» **AVAILABLE DATA**
· · ·
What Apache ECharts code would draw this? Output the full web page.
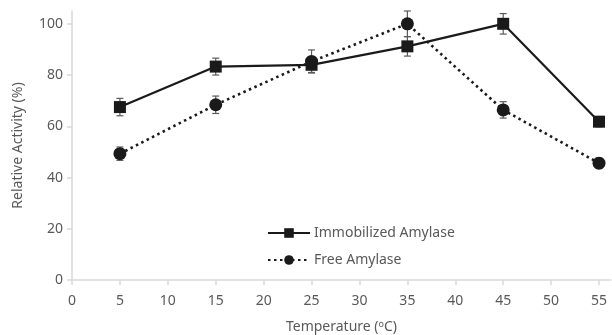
<!DOCTYPE html>
<html>
<head>
<meta charset="utf-8">
<script src="https://cdn.jsdelivr.net/npm/echarts@6/dist/echarts.min.js"></script>
<style>html,body{margin:0;padding:0;background:#fff}#c{width:612px;height:335px}</style>
</head>
<body>
<div id="c"></div>
<script>
var temps = [5, 15, 25, 35, 45, 55];
var immobilized = [67.5, 83.3, 84, 91.2, 100, 61.8];
var immobilizedErr = [3.4, 3.3, 3, 3.8, 4, 2];
var free = [49.3, 68.4, 85.3, 100, 66.4, 45.6];
var freeErr = [2.6, 3.4, 4.5, 5, 3.2, 2];
var xTicks = [0, 5, 10, 15, 20, 25, 30, 35, 40, 45, 50, 55];
var yTicks = [0, 20, 40, 60, 80, 100];

var FONT = 'Noto Sans';
var labelColor = '#595959';

function pairs(xs, ys) { return xs.map(function (x, i) { return [x, ys[i]]; }); }
function errData(xs, ys, es) { return xs.map(function (x, i) { return [x, ys[i] - es[i], ys[i] + es[i]]; }); }

function errRender(params, api) {
  var x = api.value(0);
  var lo = api.coord([x, api.value(1)]);
  var hi = api.coord([x, api.value(2)]);
  var w = 3.5;
  var st = { stroke: '#5a5a5a', lineWidth: 1.2 };
  return {
    type: 'group',
    children: [
      { type: 'line', shape: { x1: lo[0], y1: lo[1], x2: hi[0], y2: hi[1] }, style: st },
      { type: 'line', shape: { x1: lo[0] - w, y1: lo[1], x2: lo[0] + w, y2: lo[1] }, style: st },
      { type: 'line', shape: { x1: hi[0] - w, y1: hi[1], x2: hi[0] + w, y2: hi[1] }, style: st }
    ]
  };
}

var chart = echarts.init(document.getElementById('c'), null, { renderer: 'canvas' });
chart.setOption({
  animation: false,
  backgroundColor: '#fff',
  textStyle: { fontFamily: FONT },
  grid: { left: 72, right: 1, top: 11, bottom: 55, containLabel: false, outerBoundsMode: 'none' },
  legend: {
    orient: 'vertical',
    left: 262,
    top: 221,
    itemWidth: 42,
    itemHeight: 12,
    itemGap: 13,
    textStyle: { fontFamily: FONT, fontSize: 14, color: labelColor, padding: [0, 0, 0, -1] },
    data: ['Immobilized Amylase', 'Free Amylase']
  },
  xAxis: {
    type: 'value',
    min: 0,
    max: 56.25,
    interval: 5,
    name: 'Temperature ({s|o}C)',
    nameLocation: 'middle',
    nameGap: 40,
    nameTextStyle: {
      fontFamily: FONT, fontSize: 14, color: labelColor,
      rich: { s: { fontFamily: FONT, fontSize: 9, color: labelColor, verticalAlign: 'top', padding: [0, 0, 6, 0] } }
    },
    axisLine: { show: true, lineStyle: { color: '#d9d9d9', width: 1.5 } },
    axisTick: { show: true, length: 5, lineStyle: { color: '#d9d9d9', width: 1.5 }, customValues: xTicks },
    axisLabel: { fontFamily: FONT, fontSize: 14, color: labelColor, margin: 14, customValues: xTicks },
    splitLine: { show: false }
  },
  yAxis: {
    type: 'value',
    min: 0,
    max: 105,
    interval: 20,
    name: 'Relative Activity (%)',
    nameLocation: 'middle',
    nameGap: 47,
    nameTextStyle: { fontFamily: FONT, fontSize: 14, color: labelColor },
    axisLine: { show: true, lineStyle: { color: '#d9d9d9', width: 1.5 } },
    axisTick: { show: true, length: 5, lineStyle: { color: '#d9d9d9', width: 1.5 }, customValues: yTicks },
    axisLabel: { fontFamily: FONT, fontSize: 14, color: labelColor, margin: 9, customValues: yTicks },
    splitLine: { show: false }
  },
  series: [
    {
      type: 'custom', name: 'errImm', renderItem: errRender, z: 1,
      data: errData(temps, immobilized, immobilizedErr), encode: { x: 0, y: [1, 2] }, silent: true
    },
    {
      type: 'custom', name: 'errFree', renderItem: errRender, z: 1,
      data: errData(temps, free, freeErr), encode: { x: 0, y: [1, 2] }, silent: true
    },
    {
      type: 'line', name: 'Immobilized Amylase', z: 3,
      data: pairs(temps, immobilized),
      symbol: 'rect', symbolSize: 12, showAllSymbol: true,
      itemStyle: { color: '#1a1a1a' },
      lineStyle: { color: '#1a1a1a', width: 2.2, type: 'solid' }
    },
    {
      type: 'line', name: 'Free Amylase', z: 3,
      data: pairs(temps, free),
      symbol: 'circle', symbolSize: 13, showAllSymbol: true,
      itemStyle: { color: '#1a1a1a' },
      lineStyle: { color: '#1a1a1a', width: 2.6, type: [2.5, 3.5] }
    }
  ]
});
</script>
</body>
</html>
· · ·
» **WHAT YOU NEED TO DO**
Skip the pictures and restate exactly the lines from the beginning of the listing to the line with "var labelColor = '#595959';", that line included.

» **RESPONSE**
What Apache ECharts code would draw this? Output the full web page.
<!DOCTYPE html>
<html>
<head>
<meta charset="utf-8">
<script src="https://cdn.jsdelivr.net/npm/echarts@6/dist/echarts.min.js"></script>
<style>html,body{margin:0;padding:0;background:#fff}#c{width:612px;height:335px}</style>
</head>
<body>
<div id="c"></div>
<script>
var temps = [5, 15, 25, 35, 45, 55];
var immobilized = [67.5, 83.3, 84, 91.2, 100, 61.8];
var immobilizedErr = [3.4, 3.3, 3, 3.8, 4, 2];
var free = [49.3, 68.4, 85.3, 100, 66.4, 45.6];
var freeErr = [2.6, 3.4, 4.5, 5, 3.2, 2];
var xTicks = [0, 5, 10, 15, 20, 25, 30, 35, 40, 45, 50, 55];
var yTicks = [0, 20, 40, 60, 80, 100];

var FONT = 'Noto Sans';
var labelColor = '#595959';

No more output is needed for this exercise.